Job: Return each line that holds the word "with".

Recorded information:
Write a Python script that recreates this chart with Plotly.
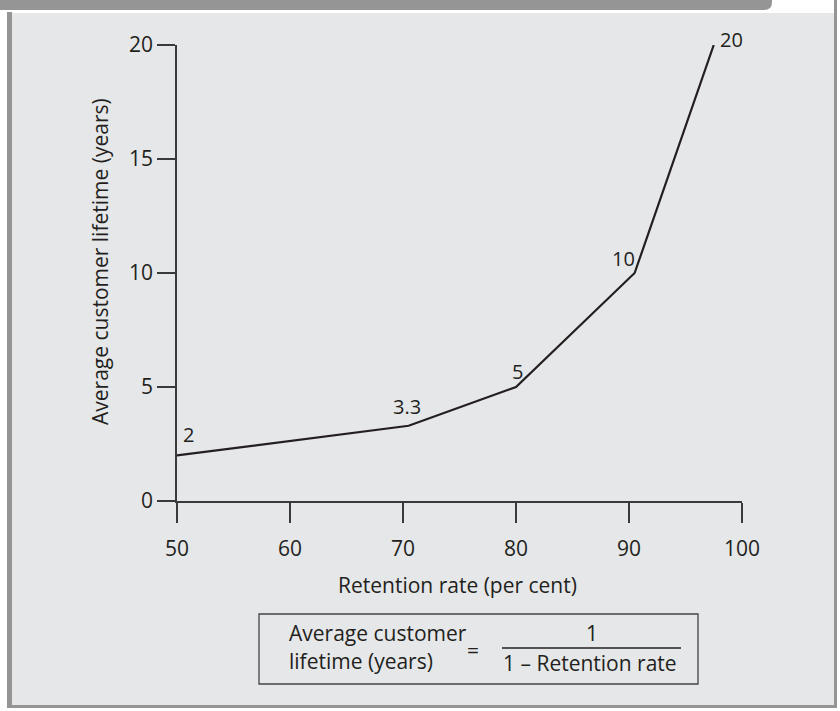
import plotly.graph_objects as go

# Retention rate (%) vs. average customer lifetime (years)
retention_rate = [50, 70.5, 80, 90.5, 97.5]
lifetime_years = [2, 3.3, 5, 10, 20]
point_labels = ["2", "3.3", "5", "10", "20"]
# label offsets (px) relative to each vertex
label_dx = [11, -2, 1, -11, 18]
label_dy = [21, 19, 16, 15, 6]

x_ticks = [50, 60, 70, 80, 90, 100]
y_ticks = [0, 5, 10, 15, 20]

W, H = 840, 711
L, R, T, B = 177, 98, 45, 210
FONT = "Open Sans"
INK = "#231f20"
BG = "#e6e7e8"
FRAME = "#959595"
TXT = 21


def px(x):
    return (x - L) / (W - L - R)


def py(y):
    return (H - B - y) / (H - T - B)


def note(x, y, text, size=TXT, xanchor="center", angle=0):
    return dict(x=px(x), y=py(y), xref="paper", yref="paper", text=text, showarrow=False,
                xanchor=xanchor, yanchor="middle", textangle=angle,
                font=dict(size=size, color=INK, family=FONT))


fig = go.Figure()
fig.add_trace(go.Scatter(
    x=retention_rate, y=lifetime_years, mode="lines",
    line=dict(color=INK, width=2.2), cliponaxis=False,
    hoverinfo="skip", showlegend=False,
))

annotations = []
for x, y, t, dx, dy in zip(retention_rate, lifetime_years, point_labels, label_dx, label_dy):
    annotations.append(dict(x=x, y=y, xref="x", yref="y", text=t, showarrow=False,
                            xanchor="center", yanchor="middle",
                            xshift=dx, yshift=dy, font=dict(size=20, color=INK, family=FONT)))

# axis titles
annotations.append(note(457, 585, "Retention rate (per cent)"))
annotations.append(note(100, 262, "Average customer lifetime (years)", angle=-90))

# formula box text
annotations += [
    note(287, 633, "Average customer", xanchor="left"),
    note(287, 661, "lifetime (years)", xanchor="left"),
    note(473, 650, "="),
    note(592, 633, "1"),
    note(590, 663, "1 – Retention rate"),
]

shapes = [
    # panel background
    dict(type="rect", xref="paper", yref="paper", x0=px(12), x1=px(834), y0=py(13), y1=py(706),
         fillcolor=BG, line=dict(width=0), layer="below"),
    # top bar with rounded corner
    dict(type="path", xref="paper", yref="paper", layer="below",
         path=(f"M {px(0)},{py(0)} L {px(772)},{py(0)} L {px(772)},{py(2)} "
               f"Q {px(772)},{py(10)} {px(764)},{py(10)} L {px(0)},{py(10)} Z"),
         fillcolor=FRAME, line=dict(width=0)),
    # left, right and bottom borders
    dict(type="rect", xref="paper", yref="paper", x0=px(7), x1=px(12), y0=py(12), y1=py(708),
         fillcolor=FRAME, line=dict(width=0), layer="below"),
    dict(type="rect", xref="paper", yref="paper", x0=px(834), x1=px(837), y0=py(0), y1=py(708),
         fillcolor=FRAME, line=dict(width=0), layer="below"),
    dict(type="rect", xref="paper", yref="paper", x0=px(7), x1=px(837), y0=py(705), y1=py(708),
         fillcolor=FRAME, line=dict(width=0), layer="below"),
    # formula box and fraction bar
    dict(type="rect", xref="paper", yref="paper", x0=px(259), x1=px(698), y0=py(614), y1=py(684),
         fillcolor="rgba(0,0,0,0)", line=dict(color="#444", width=1.3)),
    dict(type="line", xref="paper", yref="paper", x0=px(502), x1=px(681), y0=py(648), y1=py(648),
         line=dict(color=INK, width=1.3)),
]

axis_common = dict(showline=True, linecolor="#3a3a3a", linewidth=1.5, ticks="outside",
                   tickwidth=1.5, tickcolor="#3a3a3a", showgrid=False, zeroline=False,
                   tickfont=dict(size=21, color=INK, family=FONT))

fig.update_layout(
    width=W, height=H, margin=dict(l=L, r=R, t=T, b=B),
    paper_bgcolor="white", plot_bgcolor="rgba(0,0,0,0)",
    xaxis=dict(range=[50, 100], tickvals=x_ticks, ticklen=20, ticklabelstandoff=8, **axis_common),
    yaxis=dict(range=[0, 20], tickvals=y_ticks, ticklen=18, ticklabelstandoff=0, **axis_common),
    annotations=annotations, shapes=shapes, showlegend=False,
    font=dict(family=FONT, color=INK),
)

fig.write_html("out.html")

Response to this task:
Write a Python script that recreates this chart with Plotly.
    # top bar with rounded corner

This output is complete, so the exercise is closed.